Michal Broža,  photo: ČT24
« Il n’existe rien de tel dans le document. Ce texte ne peut définir aucun droit, car il n’est pas contraignant juridiquement. D’un autre côté, ce qui ressort de ce document, c’est qu’on ne parle pas d’aspects techniques, mais d’humains. Cela veut dire que les gens qui se déplacent de manière irrégulière, qui ont franchi des frontières sans papiers, restent des humains. Cela signifie aussi qu’ils ont des droits conférés par exemple par la Convention internationale des droits de l’Homme. Même en passant une frontière de façon illégale, ils ne perdent pas ces droits. C’est de ça qu’il s’agit au final : ces gens ne doivent pas perdre leur dignité et leurs droits fondamentaux. »

Depuis le début de la crise migratoire, la République tchèque, et les trois autres pays du groupe de Visegrád, a été intransigeante sur l’accueil des migrants et a systématiquement refusé le principe des quotas souhaités par l’UE. Une intransigeance qu’elle a donc conservée en lien avec le Pacte mondial sur les migrations, tout comme ses partenaires du V4, qui voient dans le pacte un encouragement à des flux migratoires incontrôlés. Et ce, en dépit des efforts menés par l’ONU pour justement trouver une solution commune à un problème global. Pour Michal Broža, ce refus est toutefois une façon de reculer pour mieux sauter :

« Je pense que tous les Etats qui ont décidé de ne pas adhérer au Pacte mondial sur les migrations seront bientôt confrontés au fait que le problème les concerne aussi, quoiqu’ils puissent en penser et que le système de coopération internationale que le Pacte s’efforce d’élargir est en fin de compte dans leur intérêt. Donc tous les pays, dont la République tchèque, ont le droit de ne pas y adhérer, mais je crois que les Etats qui ont approuvé le document ont une bonne base pour l’avenir. En réalité, nous ne sommes qu’au début du chemin… »

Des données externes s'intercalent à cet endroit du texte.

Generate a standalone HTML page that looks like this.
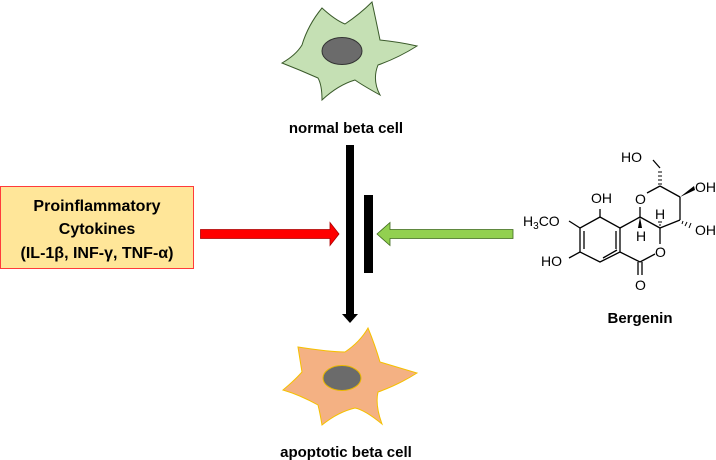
<!DOCTYPE html>
<html><head><meta charset="utf-8"><style>
body{margin:0;background:#fff;width:716px;height:460px;overflow:hidden}
svg{display:block}
text{font-family:"Liberation Sans",sans-serif}
.b{font-weight:bold;font-size:15px;fill:#000}
.bb{font-weight:bold;font-size:16px;fill:#000}
.c{font-size:14px;fill:#000}
</style></head><body>
<svg width="716" height="460" viewBox="0 0 716 460">
<!-- normal cell -->
<path d="M322,8 Q335,20 345,24 Q360,14 372,2 Q377,25 380,40 Q400,42 417,46 Q398,58 378,65 Q372,80 380,95 Q362,85 355,80 Q338,85 322,100 Q322,85 318,78 Q300,70 282,63 Q296,55 302,45 Q308,25 322,8 Z" fill="#c5e0b4" stroke="#3a5a2a" stroke-width="1"/>
<ellipse cx="342" cy="51" rx="20" ry="13.5" fill="#6b6b6b" stroke="#333" stroke-width="1"/>
<text class="b" x="346" y="133" text-anchor="middle">normal beta cell</text>
<!-- apoptotic cell -->
<path d="M298,347 Q330,352 345,352 Q360,342 368,328 Q375,345 380,362 Q400,368 417,373 Q398,385 378,392 Q375,405 382,424 Q365,410 355,408 Q338,412 322,425 Q320,413 318,405 Q300,395 283,390 Q295,380 302,372 Q300,360 298,347 Z" fill="#f4b183" stroke="#f5c000" stroke-width="1"/>
<ellipse cx="342" cy="378" rx="19" ry="12.5" fill="#6b6b6b" stroke="#e8b800" stroke-width="1"/>
<text class="b" x="346" y="457" text-anchor="middle">apoptotic beta cell</text>
<!-- black arrow -->
<rect x="346" y="145" width="8" height="172" fill="#000"/>
<polygon points="342,314 358,314 350,323" fill="#000"/>
<rect x="364" y="195" width="9" height="78" fill="#000"/>
<!-- box -->
<rect x="0.5" y="186.5" width="193" height="82" fill="#ffe699" stroke="#ff3b3b" stroke-width="1"/>
<text class="bb" x="97" y="211" text-anchor="middle">Proinflammatory</text>
<text class="bb" x="97" y="234" text-anchor="middle">Cytokines</text>
<text class="bb" x="97" y="258" text-anchor="middle">(IL-1β, INF-γ, TNF-α)</text>
<!-- red arrow -->
<polygon points="200.5,229.5 330,229.5 330,222.5 339,234 330,245.5 330,238.5 200.5,238.5" fill="#ff0000" stroke="#a00" stroke-width="0.8"/>
<!-- green arrow -->
<polygon points="513,229.5 390,229.5 390,222.5 377,234 390,245.5 390,238.5 513,238.5" fill="#92d050" stroke="#3f6a1e" stroke-width="0.8"/>
<!-- Bergenin -->
<g stroke="#000" stroke-width="1.3" fill="none">
<polyline points="600,217 580,228 580,252 600,262 620,252 620,228 600,217"/>
<line x1="584" y1="231" x2="584" y2="249"/>
<line x1="603" y1="258" x2="617" y2="250"/>
<line x1="616" y1="231" x2="616" y2="249"/>
<line x1="600" y1="217" x2="600" y2="209"/>
<line x1="580" y1="228" x2="569" y2="221"/>
<line x1="580" y1="252" x2="569" y2="258"/>
<line x1="620" y1="252" x2="640" y2="262"/>
<line x1="638" y1="262" x2="638" y2="275"/><line x1="642" y1="262" x2="642" y2="275"/>
<line x1="640" y1="262" x2="655" y2="254"/>
<line x1="620" y1="228" x2="640" y2="217"/>
<line x1="640" y1="217" x2="640" y2="207"/>
<line x1="647" y1="193" x2="660" y2="186"/>
<line x1="660" y1="186" x2="680" y2="197"/>
<line x1="680" y1="197" x2="680" y2="220"/>
<line x1="680" y1="220" x2="660" y2="228"/>
<line x1="660" y1="228" x2="640" y2="217"/>
<line x1="660" y1="228" x2="660" y2="244"/>
<line x1="660" y1="168" x2="653" y2="160"/>
</g>
<g stroke="#000" stroke-width="1">
<line x1="658" y1="184" x2="662" y2="184"/><line x1="658" y1="180" x2="662" y2="180"/><line x1="658" y1="176" x2="662" y2="176"/><line x1="658" y1="172" x2="662" y2="172"/>
<line x1="683" y1="221" x2="682" y2="224"/><line x1="687" y1="222" x2="685" y2="226"/><line x1="691" y1="223" x2="689" y2="228"/>
<line x1="659" y1="225" x2="661" y2="225"/><line x1="658" y1="222" x2="662" y2="222"/>
</g>
<polygon points="680,197 694,186 695,190" fill="#000"/>
<polygon points="640,217 638,228 642,228" fill="#000"/>
<text class="c" x="591" y="203">OH</text>
<text class="c" x="523" y="226">H<tspan font-size="10" dy="3">3</tspan><tspan dy="-3">CO</tspan></text>
<text class="c" x="541" y="266">HO</text>
<text class="c" x="635" y="290">O</text>
<text class="c" x="655" y="257">O</text>
<text class="c" x="635" y="204">O</text>
<text class="c" x="621" y="162">HO</text>
<text class="c" x="695" y="192">OH</text>
<text class="c" x="695" y="235">OH</text>
<text class="c" x="655" y="219" font-size="12">H</text>
<text class="c" x="636" y="241" font-size="12">H</text>
<text class="b" x="640" y="323" text-anchor="middle">Bergenin</text>
</svg>
</body></html>
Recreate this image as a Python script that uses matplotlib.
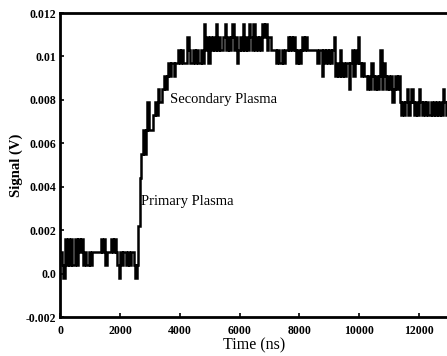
import numpy as np
import matplotlib
import matplotlib.pyplot as plt

matplotlib.use('agg')

plt.rcParams['font.family'] = ['Liberation Serif', 'DejaVu Serif']

# scope trace, sampled every 50 ns, in mV
dt_ns = 50
signal_mv = [
    1.0, 0.4, -0.2, 1.6, 0.4, 1.6, 0.4, 1.6, 0.4, 0.4, 1.6, 0.4, 1.6, 1.0, 1.6, 0.4, 1.0, 0.4, 0.4, 1.0,
    0.4, 1.0, 1.0, 1.0, 1.0, 1.0, 1.0, 1.6, 1.0, 1.6, 0.4, 1.0, 1.0, 1.0, 1.6, 1.0, 1.6, 1.0, 0.4, -0.2,
    1.0, 0.4, 1.0, 1.0, 0.4, 1.0, 0.4, 1.0, 1.0, 0.4, -0.2, 0.4, 2.2, 4.4, 5.5, 6.6, 5.5, 6.6, 7.9, 6.6,
    6.6, 6.6, 7.3, 7.9, 7.3, 8.5, 7.9, 7.9, 8.5, 9.1, 8.5, 9.1, 9.7, 9.1, 9.7, 9.7, 9.1, 9.7, 9.7, 10.3,
    9.7, 10.3, 9.7, 9.7, 9.7, 10.9, 10.3, 9.7, 9.7, 10.3, 9.7, 10.3, 9.7, 9.7, 10.3, 9.7, 11.5, 10.3, 10.9, 9.7,
    10.9, 10.3, 10.9, 10.3, 11.5, 10.3, 10.9, 10.3, 10.3, 10.9, 11.5, 10.3, 10.9, 10.3, 10.9, 11.5, 10.3, 10.9, 9.7, 10.3,
    10.9, 10.3, 11.5, 10.3, 10.9, 10.3, 11.5, 10.9, 10.3, 11.5, 10.3, 10.9, 10.3, 10.9, 10.3, 11.5, 10.9, 11.5, 10.3, 10.9,
    10.9, 10.3, 10.3, 10.3, 9.7, 10.3, 9.7, 9.7, 10.3, 9.7, 10.3, 10.3, 10.9, 10.3, 10.9, 10.3, 10.9, 10.3, 9.7, 10.3,
    9.7, 10.3, 10.9, 10.3, 10.9, 10.3, 10.3, 10.3, 10.3, 10.3, 10.3, 10.3, 9.7, 10.3, 10.3, 9.1, 10.3, 9.7, 10.3, 9.7,
    10.3, 9.7, 10.3, 10.9, 9.1, 9.7, 9.1, 10.3, 9.1, 9.7, 9.1, 9.7, 9.7, 8.5, 9.7, 10.3, 9.1, 10.3, 9.7, 10.9,
    9.7, 9.1, 9.7, 9.1, 9.1, 8.5, 9.1, 8.5, 9.7, 9.1, 8.5, 9.1, 8.5, 9.1, 10.3, 8.5, 9.7, 9.1, 8.5, 9.1,
    8.5, 9.1, 7.9, 8.5, 9.1, 8.5, 9.1, 7.9, 7.3, 7.9, 7.3, 7.9, 8.5, 7.3, 7.9, 8.5, 7.9, 7.3, 7.9, 7.3,
    8.5, 7.9, 7.3, 7.9, 7.3, 7.9, 7.3, 7.3, 7.9, 7.3, 7.9, 7.3, 7.9, 7.3, 7.9, 7.3, 8.5, 7.9, 7.3, 7.9,
]

x_ticks = [0, 2000, 4000, 6000, 8000, 10000, 12000]
y_ticks = [-0.002, 0.0, 0.002, 0.004, 0.006, 0.008, 0.01, 0.012]
y_tick_labels = ['-0.002', '0.0', '0.002', '0.004', '0.006', '0.008', '0.01', '0.012']

time_ns = np.arange(len(signal_mv)) * dt_ns
signal_v = np.array(signal_mv) / 1000.0

fig = plt.figure(figsize=(4.47, 3.56), dpi=100, facecolor='white')
ax = fig.add_axes([60.5 / 447, 39 / 356, 1 - 60.5 / 447, 304 / 356])

ax.plot(time_ns, signal_v, color='black', lw=1.8, drawstyle='steps-post',
        solid_joinstyle='miter')

ax.set_xlim(0, 12940)
ax.set_ylim(-0.002, 0.012)
ax.set_xticks(x_ticks)
ax.set_xticklabels([str(v) for v in x_ticks], fontsize=8.5, fontweight='bold')
ax.set_yticks(y_ticks)
ax.set_yticklabels(y_tick_labels, fontsize=8.5, fontweight='bold')
ax.tick_params(direction='in', length=3, width=1.2, pad=3)
ax.tick_params(axis='x', pad=6)

for side in ['left', 'top', 'bottom']:
    ax.spines[side].set_linewidth(2)
ax.spines['right'].set_visible(False)

ax.set_xlabel('Time (ns)', fontsize=11.5, labelpad=0)
ax.set_ylabel('Signal (V)', fontsize=10.5, fontweight='bold', labelpad=2)

ax.text(3650, 0.0080, 'Secondary Plasma', fontsize=10.5, va='center', ha='left')
ax.text(2700, 0.0033, 'Primary Plasma', fontsize=10.5, va='center', ha='left')

plt.savefig('out.png', dpi=100)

Si la République tchèque (contrairement aux Etats-Unis et à la Hongrie) a choisi toutefois d’approuver ce lundi le Pacte mondial sur les réfugiés, c’est parce que, dit-elle, celui-ci n’a aucun impact sur la politique migratoire des pays qui s’engagent.

Pourtant ce refus de certains pays à adhérer à l’un ou l’autre de ces textes semble davantage motivé par des questions idéologiques et la volonté des gouvernements concernés de ne pas se mettre à dos des opinions publiques souvent réticentes à l’accueil de migrants. En effet, ni le Pacte sur les migrations ni celui sur les réfugiés n’est contraignant pour aucun Etat, ce que déplorent d’ailleurs les partisans d’une gestion solidaire des crises migratoires qui les jugent timorés parce que consensuels. Il s’agit davantage d’un engagement collectif et symbolique à mettre en œuvre de « bonnes pratiques » par rapport aux enjeux migratoires du XXIe siècle.